= Exercise goal =
Copy the listing verbatim, excluding any images found in it.

┄┄┄┄┄┄┄┄┄┄

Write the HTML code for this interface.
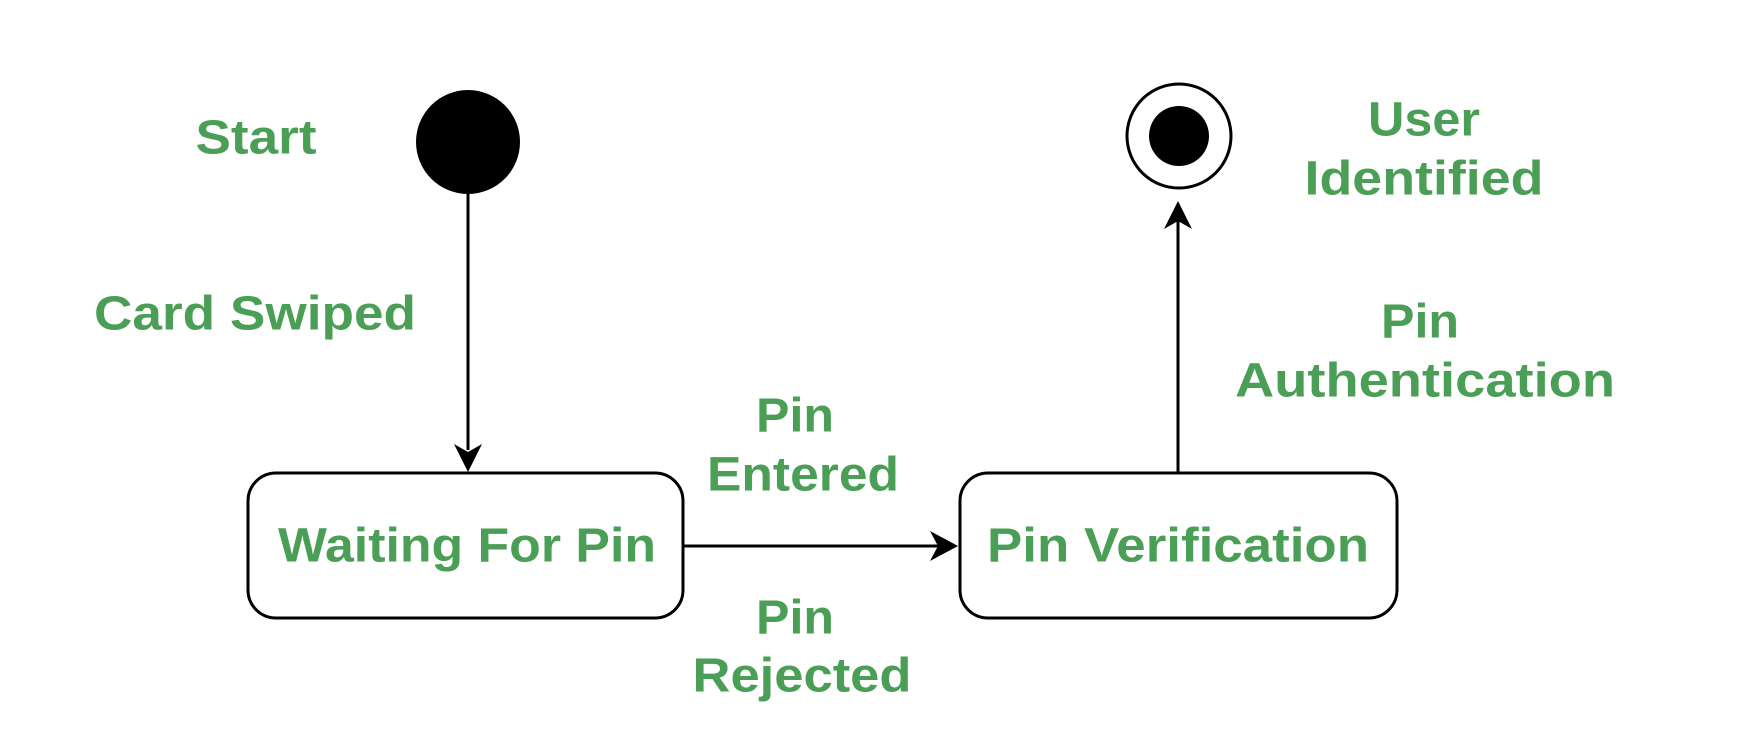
<!DOCTYPE html>
<html><head><meta charset="utf-8"><style>html,body{margin:0;padding:0;background:#fff}</style></head>
<body>
<svg width="1744" height="746" viewBox="0 0 1744 746" xmlns="http://www.w3.org/2000/svg">
<rect width="1744" height="746" fill="#fff"/>
<!-- start -->
<circle cx="468" cy="142" r="52" fill="#000"/>
<line x1="468" y1="190" x2="468" y2="450" stroke="#000" stroke-width="3"/>
<polygon points="454,444 468,472 482,444 468,452" fill="#000"/>
<!-- box1 -->
<rect x="248" y="473" width="435" height="145" rx="28" fill="#fff" stroke="#000" stroke-width="3"/>
<line x1="683" y1="546" x2="940" y2="546" stroke="#000" stroke-width="3"/>
<polygon points="930,531 958,546 930,561 938,546" fill="#000"/>
<!-- box2 -->
<rect x="960" y="473" width="437" height="145" rx="28" fill="#fff" stroke="#000" stroke-width="3"/>
<line x1="1178" y1="473" x2="1178" y2="220" stroke="#000" stroke-width="3"/>
<polygon points="1164,229 1178,201 1192,229 1178,221" fill="#000"/>
<!-- end -->
<circle cx="1179" cy="136" r="52" fill="#fff" stroke="#000" stroke-width="3"/>
<circle cx="1179" cy="136" r="30" fill="#000"/>
<g font-family="Liberation Sans, sans-serif" font-weight="bold" font-size="48" fill="#4a9e55" text-anchor="middle" dominant-baseline="central">
<text x="256" y="138" textLength="121" lengthAdjust="spacingAndGlyphs">Start</text>
<text x="255" y="314" textLength="322" lengthAdjust="spacingAndGlyphs">Card Swiped</text>
<text x="467" y="546" textLength="378" lengthAdjust="spacingAndGlyphs">Waiting For Pin</text>
<text x="1178" y="546" textLength="382" lengthAdjust="spacingAndGlyphs">Pin Verification</text>
<text x="1424" y="120" textLength="112" lengthAdjust="spacingAndGlyphs">User</text>
<text x="1424" y="179" textLength="239" lengthAdjust="spacingAndGlyphs">Identified</text>
<text x="1420" y="322" textLength="78" lengthAdjust="spacingAndGlyphs">Pin</text>
<text x="1425" y="381" textLength="380" lengthAdjust="spacingAndGlyphs">Authentication</text>
<text x="795" y="416" textLength="78" lengthAdjust="spacingAndGlyphs">Pin</text>
<text x="803" y="475" textLength="192" lengthAdjust="spacingAndGlyphs">Entered</text>
<text x="795" y="618" textLength="78" lengthAdjust="spacingAndGlyphs">Pin</text>
<text x="802" y="676" textLength="219" lengthAdjust="spacingAndGlyphs">Rejected</text>
</g>
</svg>
</body></html>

┄┄┄┄┄┄┄┄┄┄

= Output of the exercise =
Write the HTML code for this interface.
<!DOCTYPE html>
<html><head><meta charset="utf-8"><style>html,body{margin:0;padding:0;background:#fff}</style></head>
<body>
<svg width="1744" height="746" viewBox="0 0 1744 746" xmlns="http://www.w3.org/2000/svg">
<rect width="1744" height="746" fill="#fff"/>
<!-- start -->
<circle cx="468" cy="142" r="52" fill="#000"/>
<line x1="468" y1="190" x2="468" y2="450" stroke="#000" stroke-width="3"/>
<polygon points="454,444 468,472 482,444 468,452" fill="#000"/>
<!-- box1 -->
<rect x="248" y="473" width="435" height="145" rx="28" fill="#fff" stroke="#000" stroke-width="3"/>
<line x1="683" y1="546" x2="940" y2="546" stroke="#000" stroke-width="3"/>
<polygon points="930,531 958,546 930,561 938,546" fill="#000"/>
<!-- box2 -->
<rect x="960" y="473" width="437" height="145" rx="28" fill="#fff" stroke="#000" stroke-width="3"/>
<line x1="1178" y1="473" x2="1178" y2="220" stroke="#000" stroke-width="3"/>
<polygon points="1164,229 1178,201 1192,229 1178,221" fill="#000"/>
<!-- end -->
<circle cx="1179" cy="136" r="52" fill="#fff" stroke="#000" stroke-width="3"/>
<circle cx="1179" cy="136" r="30" fill="#000"/>
<g font-family="Liberation Sans, sans-serif" font-weight="bold" font-size="48" fill="#4a9e55" text-anchor="middle" dominant-baseline="central">
<text x="256" y="138" textLength="121" lengthAdjust="spacingAndGlyphs">Start</text>
<text x="255" y="314" textLength="322" lengthAdjust="spacingAndGlyphs">Card Swiped</text>
<text x="467" y="546" textLength="378" lengthAdjust="spacingAndGlyphs">Waiting For Pin</text>
<text x="1178" y="546" textLength="382" lengthAdjust="spacingAndGlyphs">Pin Verification</text>
<text x="1424" y="120" textLength="112" lengthAdjust="spacingAndGlyphs">User</text>
<text x="1424" y="179" textLength="239" lengthAdjust="spacingAndGlyphs">Identified</text>
<text x="1420" y="322" textLength="78" lengthAdjust="spacingAndGlyphs">Pin</text>
<text x="1425" y="381" textLength="380" lengthAdjust="spacingAndGlyphs">Authentication</text>
<text x="795" y="416" textLength="78" lengthAdjust="spacingAndGlyphs">Pin</text>
<text x="803" y="475" textLength="192" lengthAdjust="spacingAndGlyphs">Entered</text>
<text x="795" y="618" textLength="78" lengthAdjust="spacingAndGlyphs">Pin</text>
<text x="802" y="676" textLength="219" lengthAdjust="spacingAndGlyphs">Rejected</text>
</g>
</svg>
</body></html>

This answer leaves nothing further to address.